Он встаёт, выходит на платформу. Выхожу следом, и мы идём гуськом по узкой дорожке между составами.
- Акимыч, я ничего не понял.
- Вот и спи спокойно.
Он дал понять, что разговор окончен и ускорил шаг.

Не помню, как я впервые оказался в метро. Не помню отца и смутно помню маму. Знаю, что она работала здесь же. Наверное, я, как и Игорь, родился здесь, под землёй. После смерти мамы меня воспитывал механик Василий Трофимович – молчаливый, сутулый и печальный мужик с пышными усами. Я жил в его комнате, которая раньше была бытовкой. Несмотря на свою замкнутость и неразговорчивость, он был добр и внимателен ко мне. Научил читать и писать, носил книги, учебники, краски, пластилин, игрушки. Никогда не поднял на меня руку. Когда я стал постарше, он водил меня в ремонтные мастерские, где я учился ладить с железом.
Василий мне рассказывал, что раньше водил поезда. Настоящие паровозы, с огнедышащими топками, паром из трубы и оглушающим гудком.
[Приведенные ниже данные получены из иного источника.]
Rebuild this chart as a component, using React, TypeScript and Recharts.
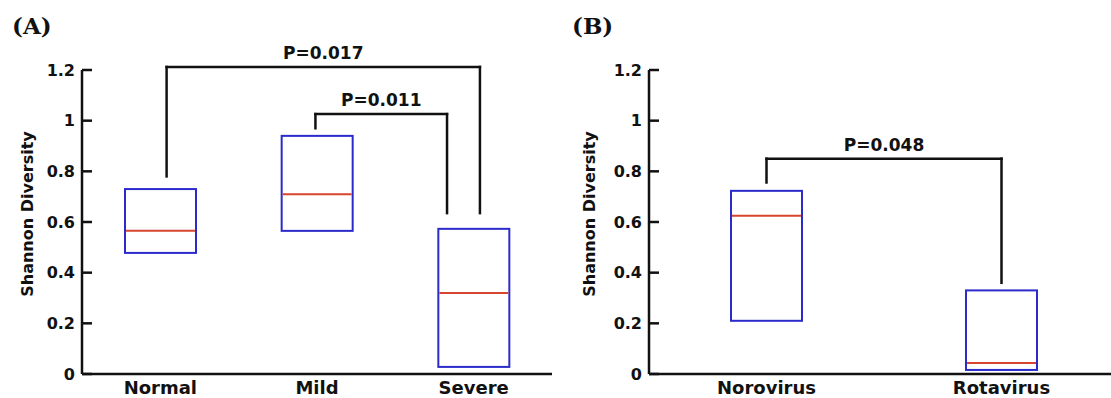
import React from 'react';
import { ComposedChart, Bar, XAxis, YAxis, ReferenceLine } from 'recharts';

// ---- data ----
const groupsA = ['Normal', 'Mild', 'Severe'];
const q1A = [0.478, 0.565, 0.028];
const medianA = [0.565, 0.71, 0.32];
const q3A = [0.73, 0.94, 0.573];

const groupsB = ['Norovirus', 'Rotavirus'];
const q1B = [0.21, 0.016];
const medianB = [0.625, 0.043];
const q3B = [0.723, 0.33];

const yTicks = [0, 0.2, 0.4, 0.6, 0.8, 1, 1.2];

// significance brackets, x in group units (0 = left edge of first group)
const bracketsA = [
  { label: 'P=0.017', x1: 0.54, x2: 2.54, y1: 0.78, y2: 0.635, top: 1.212 },
  { label: 'P=0.011', x1: 1.49, x2: 2.33, y1: 0.97, y2: 0.635, top: 1.026 },
];
const bracketsB = [
  { label: 'P=0.048', x1: 0.5, x2: 1.5, y1: 0.756, y2: 0.36, top: 0.85 },
];

// ---- styles ----
const FONT = '"DejaVu Sans", Verdana, sans-serif';
const INK = '#111111';
const BLUE = '#2b2bcc';
const RED = '#d8452f';

const buildRows = (names: string[], q1: number[], med: number[], q3: number[]) =>
  names.map((name, i) => ({ name, pos: i + 0.5, q1: q1[i], median: med[i], q3: q3[i] }));

const BoxShape = (props: any) => {
  const { x, y, width, height, payload } = props;
  const top = Math.min(y, y + height);
  const h = Math.abs(height);
  // median position inside the box (linear scale)
  const my = top + (h * (payload.q3 - payload.median)) / (payload.q3 - payload.q1);
  return (
    <g>
      <rect x={x} y={top} width={width} height={h} fill="none" stroke={BLUE} strokeWidth={2} />
      <line x1={x + 1} x2={x + width - 1} y1={my} y2={my} stroke={RED} strokeWidth={2} />
    </g>
  );
};

interface Bracket {
  label: string;
  x1: number;
  x2: number;
  y1: number;
  y2: number;
  top: number;
}

interface PanelProps {
  rows: { name: string; pos: number; q1: number; median: number; q3: number }[];
  brackets: Bracket[];
  width: number;
  axisWidth: number;
  right: number;
  labelX: number;
}

const YLabel = (props: any) => {
  const { viewBox, labelX } = props;
  const cx = viewBox.x + labelX;
  const cy = viewBox.y + viewBox.height / 2 - 8;
  return (
    <text
      transform={`translate(${cx}, ${cy}) rotate(-90)`}
      textAnchor="middle"
      dominantBaseline="central"
      fontSize={16}
      fontWeight={700}
      fill={INK}
      fontFamily={FONT}
    >
      Shannon Diversity
    </text>
  );
};

const Panel: React.FC<PanelProps> = ({ rows, brackets, width, axisWidth, right, labelX }) => {
  const lineProps = { stroke: INK, strokeWidth: 2.5, strokeLinecap: 'square' as const, ifOverflow: 'visible' as const };
  const names = new Map(rows.map((r) => [r.pos, r.name]));
  return (
    <ComposedChart width={width} height={398} data={rows} margin={{ top: 70, right, bottom: 0, left: 0 }}>
      <XAxis
        dataKey="pos"
        type="number"
        domain={[0, rows.length]}
        allowDataOverflow
        ticks={rows.map((r) => r.pos)}
        tickFormatter={(v: number) => names.get(v) ?? ''}
        height={24}
        interval={0}
        tickLine={false}
        tickSize={0}
        tickMargin={7}
        axisLine={{ stroke: INK, strokeWidth: 2.5 }}
        tick={{ fontSize: 18, fontWeight: 700, fill: INK, fontFamily: FONT }}
      />
      <YAxis
        width={axisWidth}
        domain={[0, 1.2]}
        ticks={yTicks}
        allowDataOverflow
        tickSize={-10}
        tickMargin={17}
        tickLine={{ stroke: INK, strokeWidth: 2.5 }}
        axisLine={{ stroke: INK, strokeWidth: 2.5 }}
        tick={{ fontSize: 16, fontWeight: 700, fill: INK, fontFamily: FONT }}
        label={<YLabel labelX={labelX} />}
      />
      <Bar
        dataKey={(d: any) => [d.q1, d.q3]}
        barSize={71}
        shape={(p: any) => <BoxShape {...p} />}
        isAnimationActive={false}
      />
      {brackets.flatMap((b, i) => [
        <ReferenceLine key={`l${i}`} {...lineProps} segment={[{ x: b.x1, y: b.y1 }, { x: b.x1, y: b.top }]} />,
        <ReferenceLine
          key={`t${i}`}
          {...lineProps}
          segment={[{ x: b.x1, y: b.top }, { x: b.x2, y: b.top }]}
          label={{
            value: b.label,
            position: 'top',
            offset: 8,
            fontSize: 17,
            fontWeight: 700,
            fill: INK,
            fontFamily: FONT,
            style: { fontSize: 17, fontWeight: 700, fontFamily: FONT },
          }}
        />,
        <ReferenceLine key={`r${i}`} {...lineProps} segment={[{ x: b.x2, y: b.top }, { x: b.x2, y: b.y2 }]} />,
      ])}
    </ComposedChart>
  );
};

const titleStyle: React.CSSProperties = {
  position: 'absolute',
  top: 14,
  fontFamily: '"DejaVu Serif", serif',
  fontWeight: 700,
  fontSize: 23,
  lineHeight: 1,
  color: INK,
};

export default function App() {
  const rowsA = buildRows(groupsA, q1A, medianA, q3A);
  const rowsB = buildRows(groupsB, q1B, medianB, q3B);
  return (
    <div style={{ position: 'absolute', left: 0, top: 0, width: 1111, height: 398, overflow: 'hidden', background: '#fff' }}>
      <div style={{ position: 'absolute', left: 0, top: 0 }}>
        <Panel rows={rowsA} brackets={bracketsA} width={560} axisWidth={82} right={8} labelX={27} />
      </div>
      <div style={{ position: 'absolute', left: 560, top: 0 }}>
        <Panel rows={rowsB} brackets={bracketsB} width={560} axisWidth={89} right={1} labelX={29} />
      </div>
      <span style={{ ...titleStyle, left: 12 }}>(A)</span>
      <span style={{ ...titleStyle, left: 572 }}>(B)</span>
    </div>
  );
}
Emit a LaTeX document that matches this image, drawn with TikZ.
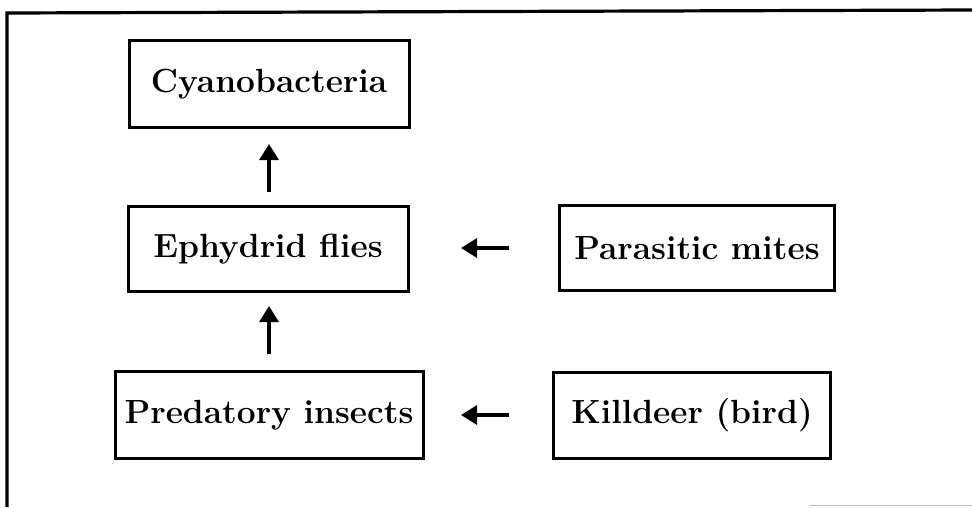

«Эх, Колька, - иногда, когда приходил выпившим, он откровенничал, - ты бы видел эту красоту.  Один рейс – неделя туда, неделя обратно. Бывало, до ста вагонов тащили.  Выглянешь назад из окна, а хвоста-то и не видать. Где он там плетётся? Не то, что эти червяки. Мне предлагали и здесь машинистом работать, но я отказался.  Это всё равно, что с маршала тебя сразу в ефрейторы спустили.  Лучше уж совсем солдатом». О том, как он жил наверху, он больше ничего и не рассказывал. И выходить не хотел. Я, наверное,  от него заразился – хорошо мне здесь, зачем ещё куда-то ходить?
Однажды Василий Трофимович пропал. Его искали несколько дней, но безуспешно. Версий никто не выдвигал. Не нашли и забыли.
Я думаю, что он не умер, а ушёл из метро. Ушёл туда, наверх. Где есть зоопарк, цирк и дождь. Но я не хотел верить в то, что он предал меня, предал свою работу, предал метро. Намного легче сознавать, что он умер, и его съели крысы.
Мне тогда было семнадцать. Я остался жить в той комнате, где теперь живу с семьёй. Устроился на работу. И ни разу не был наверху. И не хочу. Прочитал однажды о болезни агорофобии – боязни открытых пространств. Не уверен, что это обо мне. Я ничего не боюсь, просто нет желания.
Знаю, что некоторые так же, как и я, живут в метро. Так удобно, и я солидарен с ними. Я знаю тех, кто живёт на моей станции. Начальник тоже всегда на виду. Иногда мы ходим друг к другу в гости, пьём водку, танцуем, болтаем о разном. Но так сложилось, что я никогда ни с кем не обсуждал вопрос внешнего мира. Тема казалась мне настолько очевидной, что не стоило даже тратить время на трепотню.